**TASK DIRECTIONS**.
Copy every line in the records below that contains the word "matplotlib".

**GIVEN ENTRIES**.
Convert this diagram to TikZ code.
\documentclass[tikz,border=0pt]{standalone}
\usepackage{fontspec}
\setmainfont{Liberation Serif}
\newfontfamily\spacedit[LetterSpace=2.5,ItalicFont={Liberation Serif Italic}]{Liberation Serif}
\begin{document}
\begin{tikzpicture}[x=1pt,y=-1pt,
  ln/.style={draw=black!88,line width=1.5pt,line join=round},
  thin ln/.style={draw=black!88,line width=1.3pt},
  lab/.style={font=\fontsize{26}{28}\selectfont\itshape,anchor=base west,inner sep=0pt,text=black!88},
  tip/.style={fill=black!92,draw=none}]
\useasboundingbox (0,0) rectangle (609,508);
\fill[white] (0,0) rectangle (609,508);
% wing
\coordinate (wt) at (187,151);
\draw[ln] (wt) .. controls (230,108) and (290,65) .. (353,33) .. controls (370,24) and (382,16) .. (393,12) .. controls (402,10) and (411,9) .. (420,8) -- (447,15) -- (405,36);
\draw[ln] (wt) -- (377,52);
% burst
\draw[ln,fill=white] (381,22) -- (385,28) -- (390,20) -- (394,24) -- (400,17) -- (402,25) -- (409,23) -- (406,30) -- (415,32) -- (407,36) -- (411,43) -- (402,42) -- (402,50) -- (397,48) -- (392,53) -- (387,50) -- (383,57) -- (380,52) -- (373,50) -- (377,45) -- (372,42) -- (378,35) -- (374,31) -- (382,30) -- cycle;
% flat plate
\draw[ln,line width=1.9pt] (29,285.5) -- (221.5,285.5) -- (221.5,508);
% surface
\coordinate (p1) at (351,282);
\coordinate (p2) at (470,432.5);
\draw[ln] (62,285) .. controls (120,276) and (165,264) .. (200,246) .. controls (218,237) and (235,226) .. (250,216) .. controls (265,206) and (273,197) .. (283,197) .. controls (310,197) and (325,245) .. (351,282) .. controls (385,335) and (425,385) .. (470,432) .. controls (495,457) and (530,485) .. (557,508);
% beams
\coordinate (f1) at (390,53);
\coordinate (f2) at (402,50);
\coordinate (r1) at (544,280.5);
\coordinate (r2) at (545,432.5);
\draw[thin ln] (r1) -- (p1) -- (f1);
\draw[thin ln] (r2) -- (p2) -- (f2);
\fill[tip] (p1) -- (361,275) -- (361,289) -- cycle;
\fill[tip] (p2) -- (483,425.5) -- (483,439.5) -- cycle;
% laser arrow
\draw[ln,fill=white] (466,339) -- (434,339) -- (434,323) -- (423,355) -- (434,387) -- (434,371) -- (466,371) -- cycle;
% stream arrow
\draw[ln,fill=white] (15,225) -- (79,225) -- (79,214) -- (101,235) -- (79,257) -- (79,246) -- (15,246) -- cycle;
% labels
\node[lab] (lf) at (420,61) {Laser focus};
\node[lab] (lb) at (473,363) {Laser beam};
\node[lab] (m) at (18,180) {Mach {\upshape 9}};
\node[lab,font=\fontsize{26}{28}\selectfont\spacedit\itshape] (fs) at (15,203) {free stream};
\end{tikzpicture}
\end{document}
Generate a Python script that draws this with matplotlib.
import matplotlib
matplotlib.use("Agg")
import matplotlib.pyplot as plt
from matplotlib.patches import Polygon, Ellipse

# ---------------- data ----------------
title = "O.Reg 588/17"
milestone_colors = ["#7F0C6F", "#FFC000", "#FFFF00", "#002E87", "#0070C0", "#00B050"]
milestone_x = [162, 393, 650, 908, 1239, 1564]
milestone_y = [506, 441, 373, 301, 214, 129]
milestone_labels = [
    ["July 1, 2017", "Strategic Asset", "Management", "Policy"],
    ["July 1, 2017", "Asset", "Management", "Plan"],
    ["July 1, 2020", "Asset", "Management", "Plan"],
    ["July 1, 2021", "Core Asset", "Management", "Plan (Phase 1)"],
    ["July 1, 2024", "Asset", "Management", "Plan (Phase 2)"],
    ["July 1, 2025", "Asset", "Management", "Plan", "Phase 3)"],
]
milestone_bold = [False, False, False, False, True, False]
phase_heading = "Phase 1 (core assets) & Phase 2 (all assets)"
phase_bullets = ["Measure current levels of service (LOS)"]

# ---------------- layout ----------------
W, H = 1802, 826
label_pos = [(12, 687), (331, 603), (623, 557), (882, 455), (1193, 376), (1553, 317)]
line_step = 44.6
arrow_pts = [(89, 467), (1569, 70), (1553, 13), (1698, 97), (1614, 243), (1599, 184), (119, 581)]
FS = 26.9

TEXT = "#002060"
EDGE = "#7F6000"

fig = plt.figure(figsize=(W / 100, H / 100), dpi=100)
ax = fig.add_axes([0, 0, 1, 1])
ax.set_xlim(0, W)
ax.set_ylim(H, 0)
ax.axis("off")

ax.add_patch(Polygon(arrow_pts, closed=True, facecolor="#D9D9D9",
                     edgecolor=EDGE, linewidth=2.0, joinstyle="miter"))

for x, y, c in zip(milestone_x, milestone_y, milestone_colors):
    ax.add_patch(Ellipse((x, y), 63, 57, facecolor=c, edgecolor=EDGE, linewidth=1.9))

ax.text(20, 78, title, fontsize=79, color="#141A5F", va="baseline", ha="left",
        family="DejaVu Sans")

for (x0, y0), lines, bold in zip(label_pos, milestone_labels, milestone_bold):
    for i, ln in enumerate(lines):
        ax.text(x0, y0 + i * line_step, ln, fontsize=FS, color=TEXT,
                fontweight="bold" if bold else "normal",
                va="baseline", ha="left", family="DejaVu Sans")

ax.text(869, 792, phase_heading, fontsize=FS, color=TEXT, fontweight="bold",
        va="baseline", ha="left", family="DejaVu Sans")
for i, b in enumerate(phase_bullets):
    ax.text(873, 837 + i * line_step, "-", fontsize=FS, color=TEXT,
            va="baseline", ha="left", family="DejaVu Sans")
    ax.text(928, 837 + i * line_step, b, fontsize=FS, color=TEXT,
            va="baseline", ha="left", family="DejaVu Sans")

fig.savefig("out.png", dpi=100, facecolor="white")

**CORRECT ANSWER**.
Generate a Python script that draws this with matplotlib.
import matplotlib
matplotlib.use("Agg")
import matplotlib.pyplot as plt
from matplotlib.patches import Polygon, Ellipse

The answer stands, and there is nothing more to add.